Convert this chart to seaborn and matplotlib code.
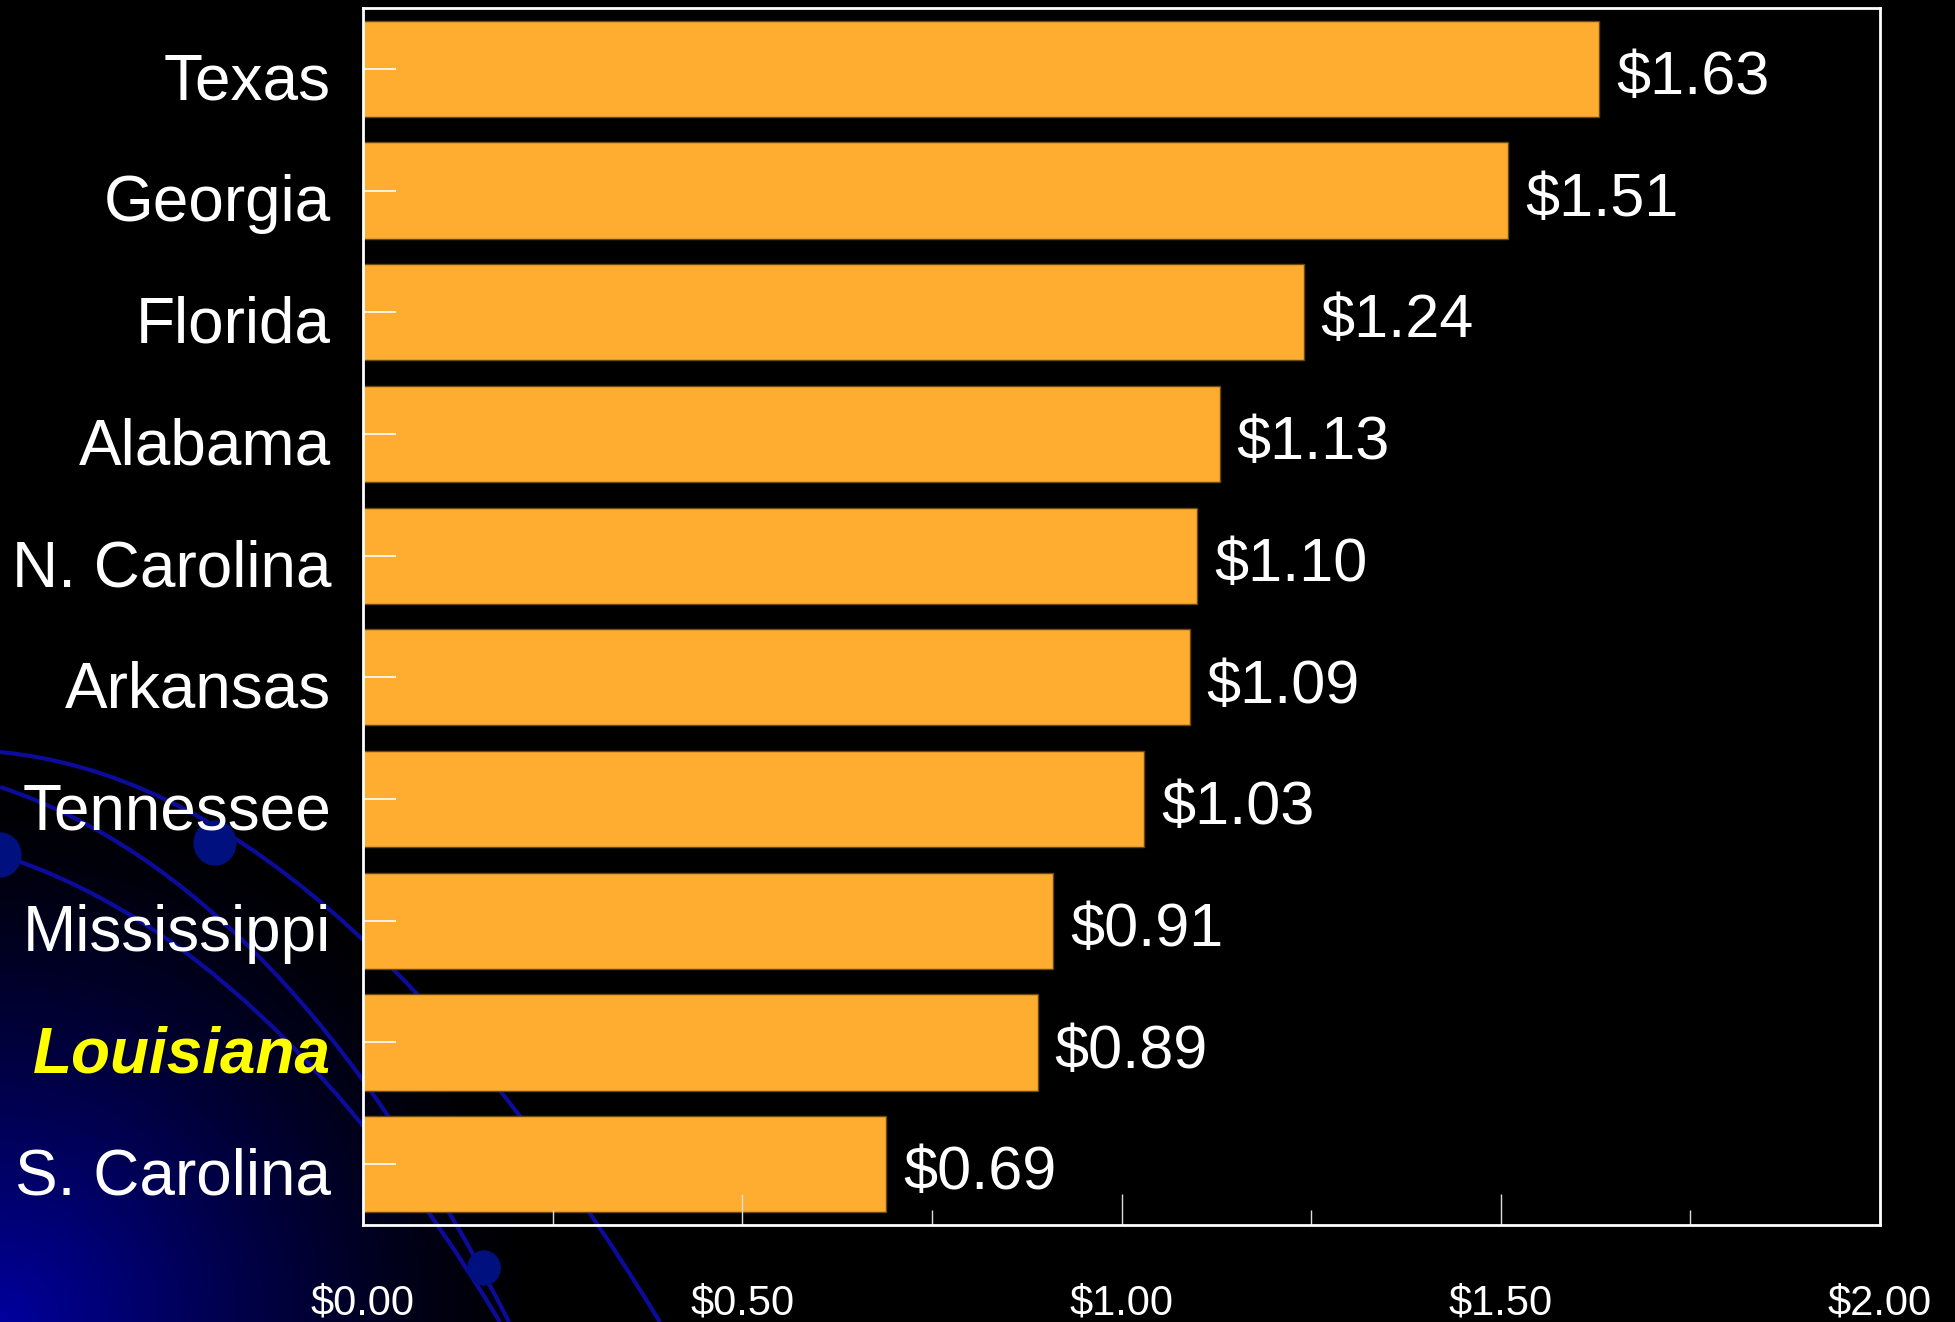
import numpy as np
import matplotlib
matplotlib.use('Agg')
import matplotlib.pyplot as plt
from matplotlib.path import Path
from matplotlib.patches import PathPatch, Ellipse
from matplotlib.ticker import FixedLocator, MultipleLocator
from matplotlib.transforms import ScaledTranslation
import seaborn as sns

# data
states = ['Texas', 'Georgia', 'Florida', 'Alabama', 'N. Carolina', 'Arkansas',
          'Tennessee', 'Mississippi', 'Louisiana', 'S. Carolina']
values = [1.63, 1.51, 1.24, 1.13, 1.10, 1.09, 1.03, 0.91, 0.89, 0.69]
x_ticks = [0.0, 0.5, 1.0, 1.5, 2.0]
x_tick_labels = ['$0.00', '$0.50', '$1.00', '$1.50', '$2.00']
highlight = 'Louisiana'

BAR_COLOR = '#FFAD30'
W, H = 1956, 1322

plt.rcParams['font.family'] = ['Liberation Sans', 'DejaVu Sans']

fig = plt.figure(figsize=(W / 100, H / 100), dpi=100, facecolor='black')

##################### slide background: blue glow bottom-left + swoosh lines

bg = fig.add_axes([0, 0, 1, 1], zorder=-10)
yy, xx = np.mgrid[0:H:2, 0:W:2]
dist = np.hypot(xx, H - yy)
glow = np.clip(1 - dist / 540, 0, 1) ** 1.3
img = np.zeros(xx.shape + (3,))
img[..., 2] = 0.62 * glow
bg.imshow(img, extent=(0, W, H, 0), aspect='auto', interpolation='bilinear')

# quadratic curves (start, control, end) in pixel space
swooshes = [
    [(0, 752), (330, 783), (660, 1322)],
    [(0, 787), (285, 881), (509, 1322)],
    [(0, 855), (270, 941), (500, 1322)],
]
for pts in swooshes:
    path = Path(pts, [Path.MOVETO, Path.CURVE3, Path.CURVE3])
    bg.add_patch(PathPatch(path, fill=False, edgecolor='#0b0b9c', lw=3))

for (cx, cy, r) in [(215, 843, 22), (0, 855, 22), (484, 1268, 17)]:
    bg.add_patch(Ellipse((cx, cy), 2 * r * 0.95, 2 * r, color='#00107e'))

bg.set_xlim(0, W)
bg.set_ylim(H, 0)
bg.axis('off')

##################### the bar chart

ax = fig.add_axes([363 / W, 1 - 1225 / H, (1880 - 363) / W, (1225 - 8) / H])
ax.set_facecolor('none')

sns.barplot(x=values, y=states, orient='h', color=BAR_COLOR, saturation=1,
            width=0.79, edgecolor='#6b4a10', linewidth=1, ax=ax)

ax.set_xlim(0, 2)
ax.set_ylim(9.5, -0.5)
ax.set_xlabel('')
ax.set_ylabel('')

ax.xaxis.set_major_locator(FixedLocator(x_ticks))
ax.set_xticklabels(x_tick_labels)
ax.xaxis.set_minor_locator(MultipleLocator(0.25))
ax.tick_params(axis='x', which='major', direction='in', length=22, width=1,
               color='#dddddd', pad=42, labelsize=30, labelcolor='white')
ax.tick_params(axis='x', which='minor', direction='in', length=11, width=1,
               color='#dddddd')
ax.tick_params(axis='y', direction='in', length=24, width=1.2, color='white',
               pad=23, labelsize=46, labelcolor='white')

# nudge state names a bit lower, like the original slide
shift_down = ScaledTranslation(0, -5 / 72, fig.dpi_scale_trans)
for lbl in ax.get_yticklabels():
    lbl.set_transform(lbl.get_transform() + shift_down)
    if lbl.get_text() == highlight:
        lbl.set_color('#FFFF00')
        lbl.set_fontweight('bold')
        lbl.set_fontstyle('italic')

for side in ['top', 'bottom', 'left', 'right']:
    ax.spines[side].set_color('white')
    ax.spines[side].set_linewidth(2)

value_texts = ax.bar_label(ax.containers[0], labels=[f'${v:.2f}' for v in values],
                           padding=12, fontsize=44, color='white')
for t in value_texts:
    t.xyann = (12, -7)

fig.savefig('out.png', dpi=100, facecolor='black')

_ _ _

» **What you will do**
Exactly reproduce the run of lines from the start of the listing through the line with "import seaborn as sns", inclusive; pictures are not copied.

» **Completed task**
Convert this chart to seaborn and matplotlib code.
import numpy as np
import matplotlib
matplotlib.use('Agg')
import matplotlib.pyplot as plt
from matplotlib.path import Path
from matplotlib.patches import PathPatch, Ellipse
from matplotlib.ticker import FixedLocator, MultipleLocator
from matplotlib.transforms import ScaledTranslation
import seaborn as sns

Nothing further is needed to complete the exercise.